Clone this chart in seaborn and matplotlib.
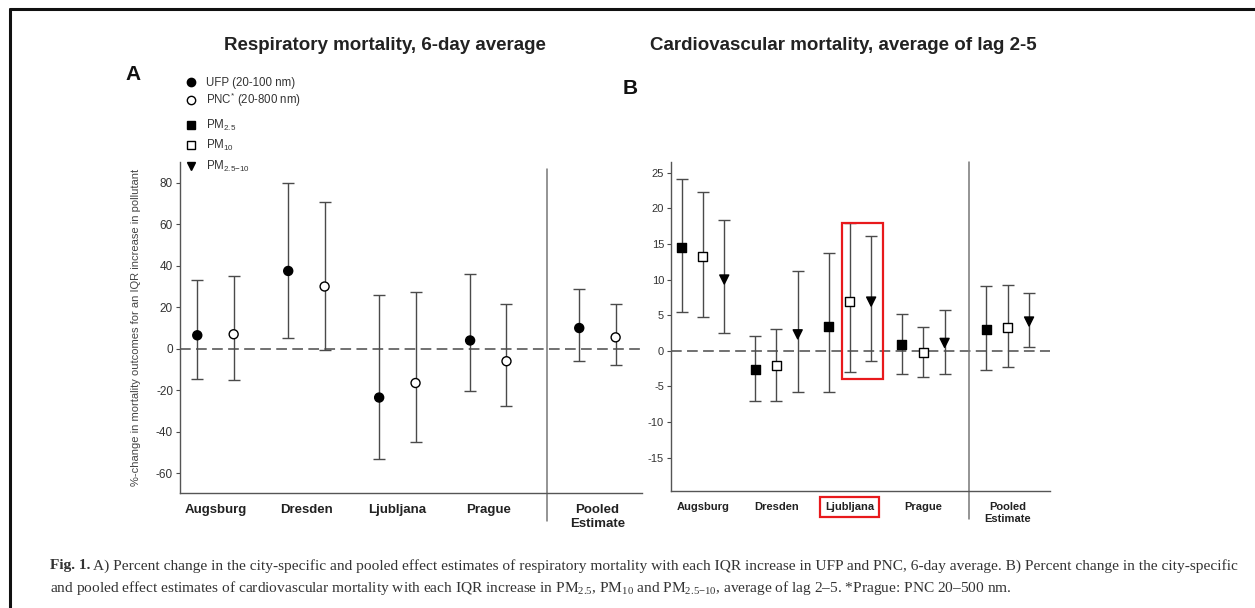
import matplotlib
matplotlib.use("Agg")
import matplotlib.pyplot as plt
from matplotlib.lines import Line2D
from matplotlib.patches import Rectangle
import numpy as np
import pandas as pd
import seaborn as sns

# ---- data -------------------------------------------------------------
cities = ["Augsburg", "Dresden", "Ljubljana", "Prague", "Pooled\nEstimate"]

# Panel A: respiratory mortality, 6-day average (% change, 95% CI)
ufp_est = [6.5, 37.5, -23.5, 4.0, 10.0]
ufp_lo = [-14.5, 5.0, -53.0, -20.5, -6.0]
ufp_hi = [33.0, 80.0, 26.0, 36.0, 29.0]

pnc_est = [7.0, 30.0, -16.5, -6.0, 5.5]
pnc_lo = [-15.0, -0.5, -45.0, -27.5, -8.0]
pnc_hi = [35.0, 70.5, 27.5, 21.5, 21.5]

# Panel B: cardiovascular mortality, average of lag 2-5
pm25_est = [14.5, -2.6, 3.4, 0.9, 3.0]
pm25_lo = [5.5, -7.0, -5.8, -3.3, -2.7]
pm25_hi = [24.1, 2.1, 13.7, 5.2, 9.1]

pm10_est = [13.2, -2.1, 6.9, -0.3, 3.2]
pm10_lo = [4.8, -7.1, -3.0, -3.7, -2.3]
pm10_hi = [22.3, 3.1, 17.9, 3.3, 9.2]

pmc_est = [10.0, 2.3, 6.9, 1.1, 4.1]
pmc_lo = [2.5, -5.8, -1.5, -3.2, 0.5]
pmc_hi = [18.3, 11.2, 16.1, 5.7, 8.1]

ticks_a = [-60, -40, -20, 0, 20, 40, 60, 80]
ticks_b = [-15, -10, -5, 0, 5, 10, 15, 20, 25]

# ---- style ------------------------------------------------------------
sns.set_style("ticks")
plt.rcParams["font.family"] = ["Liberation Sans", "DejaVu Sans"]
plt.rcParams["mathtext.fontset"] = "custom"
plt.rcParams["mathtext.rm"] = "Liberation Sans"
plt.rcParams["mathtext.default"] = "regular"
plt.rcParams["axes.unicode_minus"] = False

W, H = 1255, 608
fig = plt.figure(figsize=(W / 100, H / 100), dpi=100)

def fx(px):
    return px / W

def fy(py):
    return 1 - py / H

GREY = "#4a4a4a"

ax_a = fig.add_axes([fx(180), fy(493), fx(642 - 180), (493 - 162) / H])
ax_b = fig.add_axes([fx(671), fy(491), fx(1050 - 671), (491 - 162) / H])


def panel(ax, series, pooled_gap, offsets, sep_top, xfont, yfont):
    centers = np.array([1, 2, 3, 4, 4 + pooled_gap])
    rows = []
    for (name, est, lo, hi, face, marker), off in zip(series, offsets):
        xs = centers + off
        est = np.asarray(est)
        ax.errorbar(xs, est, yerr=[est - np.asarray(lo), np.asarray(hi) - est],
                    fmt="none", ecolor=GREY, elinewidth=1.0, capsize=4.5,
                    capthick=1.0, zorder=2)
        for x, v in zip(xs, est):
            rows.append({"x": x, "y": v, "series": name})
    df = pd.DataFrame(rows)
    names = [s[0] for s in series]
    sns.scatterplot(data=df, x="x", y="y", hue="series", style="series",
                    hue_order=names, style_order=names,
                    palette={s[0]: s[4] for s in series},
                    markers={s[0]: s[5] for s in series},
                    s=42, edgecolor="black", linewidth=1.0,
                    legend=False, ax=ax, zorder=3)
    ax.axhline(0, color=GREY, lw=1.1, ls=(0, (7, 3.5)), zorder=1)
    sep = 4 + pooled_gap * 0.54
    ax.plot([sep, sep], [sep_top, -0.085], color="#777777", lw=1.1,
            transform=ax.get_xaxis_transform(), clip_on=False, zorder=1)
    ax.set_xticks(centers)
    ax.set_xticklabels(cities, fontsize=xfont, fontweight="bold",
                       color="#222222", linespacing=1.2)
    ax.tick_params(axis="x", length=0, pad=8)
    ax.tick_params(axis="y", length=3, width=0.8, color=GREY,
                   labelsize=yfont, labelcolor="#333333", pad=2)
    ax.set_xlabel("")
    ax.set_ylabel("")
    for side in ("top", "right"):
        ax.spines[side].set_visible(False)
    for side in ("left", "bottom"):
        ax.spines[side].set_color("#555555")
        ax.spines[side].set_linewidth(1.0)
    return centers


series_a = [
    ("UFP", ufp_est, ufp_lo, ufp_hi, "black", "o"),
    ("PNC", pnc_est, pnc_lo, pnc_hi, "white", "o"),
]
series_b = [
    ("PM2.5", pm25_est, pm25_lo, pm25_hi, "black", "s"),
    ("PM10", pm10_est, pm10_lo, pm10_hi, "white", "s"),
    ("PM2.5-10", pmc_est, pmc_lo, pmc_hi, "black", "v"),
]

centers_a = panel(ax_a, series_a, 1.2, [-0.2, 0.2], 0.98, 9.5, 8.5)
ax_a.set_ylim(-69.5, 90)
ax_a.set_xlim(0.61, 5.69)
ax_a.set_yticks(ticks_a)

centers_b = panel(ax_b, series_b, 1.15, [-0.29, 0.0, 0.29], 1.0, 8.0, 8.0)
ax_b.set_ylim(-19.7, 26.5)
ax_b.set_xlim(0.565, 5.725)
ax_b.set_yticks(ticks_b)

ax_a.set_ylabel("%-change in mortality outcomes for an IQR increase in pollutant",
                fontsize=8.0, color="#444444", labelpad=11)

# highlight around Ljubljana PM10 / PM2.5-10
lj = centers_b[2]
ax_b.add_patch(Rectangle((lj - 0.11, -4.0), 0.555, 22.0, fill=False,
                         edgecolor="#e8191c", lw=1.6, clip_on=False, zorder=5))
lab = ax_b.get_xticklabels()[2]
lab.set_bbox(dict(facecolor="none", edgecolor="#e8191c", lw=1.6,
                  boxstyle="square,pad=0.45"))

# titles and panel letters
fig.text(fx(385), fy(45), "Respiratory mortality, 6-day average",
         ha="center", va="center", fontsize=13.5, fontweight="bold",
         color="#222222")
fig.text(fx(843), fy(45), "Cardiovascular mortality, average of lag 2-5",
         ha="center", va="center", fontsize=13.5, fontweight="bold",
         color="#222222")
fig.text(fx(133), fy(75), "A", ha="center", va="center", fontsize=15,
         fontweight="bold", color="#111111")
fig.text(fx(630), fy(88), "B", ha="center", va="center", fontsize=15,
         fontweight="bold", color="#111111")

# legends
def handle(marker, face):
    return Line2D([], [], ls="none", marker=marker, markersize=6,
                  markerfacecolor=face, markeredgecolor="black",
                  markeredgewidth=1.0)

leg1 = fig.legend([handle("o", "black"), handle("o", "white")],
                  ["UFP (20-100 nm)", "PNC$^{*}$ (20-800 nm)"],
                  loc="upper left", bbox_to_anchor=(fx(185), fy(77)),
                  frameon=False, fontsize=8.3, handlelength=1.0,
                  handletextpad=0.8, borderpad=0, borderaxespad=0,
                  labelspacing=0.12, labelcolor="#333333")
leg2 = fig.legend([handle("s", "black"), handle("s", "white"),
                   handle("v", "black")],
                  ["PM$_{2.5}$", "PM$_{10}$", "PM$_{2.5{-}10}$"],
                  loc="upper left", bbox_to_anchor=(fx(185), fy(118)),
                  frameon=False, fontsize=8.3, handlelength=1.0,
                  handletextpad=0.8, borderpad=0, borderaxespad=0,
                  labelspacing=0.45, labelcolor="#333333")

# caption
serif = ["Liberation Serif", "DejaVu Serif"]
cap_kw = dict(fontsize=11.1, family=serif, color="#333333", va="center")
fig.canvas.draw()
renderer = fig.canvas.get_renderer()
head = fig.text(fx(50), fy(566), "Fig. 1.", fontweight="bold", ha="left", **cap_kw)
bb = head.get_window_extent(renderer)
fig.text((bb.x1 + 3) / W, fy(566),
         "A) Percent change in the city-specific and pooled effect estimates "
         "of respiratory mortality with each IQR increase in UFP and PNC, 6-day average. "
         "B) Percent change in the city-specific", ha="left", **cap_kw)
fig.text(fx(50), fy(588),
         "and pooled effect estimates of cardiovascular mortality with each IQR increase in "
         "PM$_{2.5}$, PM$_{10}$ and PM$_{2.5{-}10}$, average of lag 2\u20135. "
         "*Prague: PNC 20\u2013500 nm.", ha="left", **cap_kw)

# frame edges of the figure page
fig.add_artist(Line2D([fx(10), 1], [fy(9), fy(9)], color="#111111", lw=2.2))
fig.add_artist(Line2D([fx(10), fx(10)], [fy(9), 0], color="#111111", lw=2.2))

fig.savefig("out.png", dpi=100, facecolor="white")
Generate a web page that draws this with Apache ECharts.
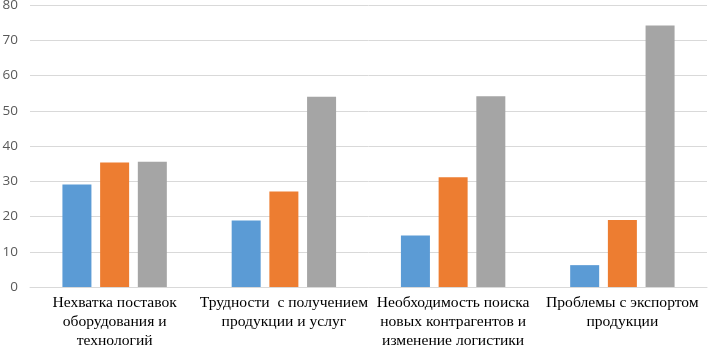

########

- What this task involves -
Write out every line of the entries that holds the word "with".

- Result of the exercise -
         "of respiratory mortality with each IQR increase in UFP and PNC, 6-day average. "
         "and pooled effect estimates of cardiovascular mortality with each IQR increase in "
Generate a web page that draws this with Apache ECharts.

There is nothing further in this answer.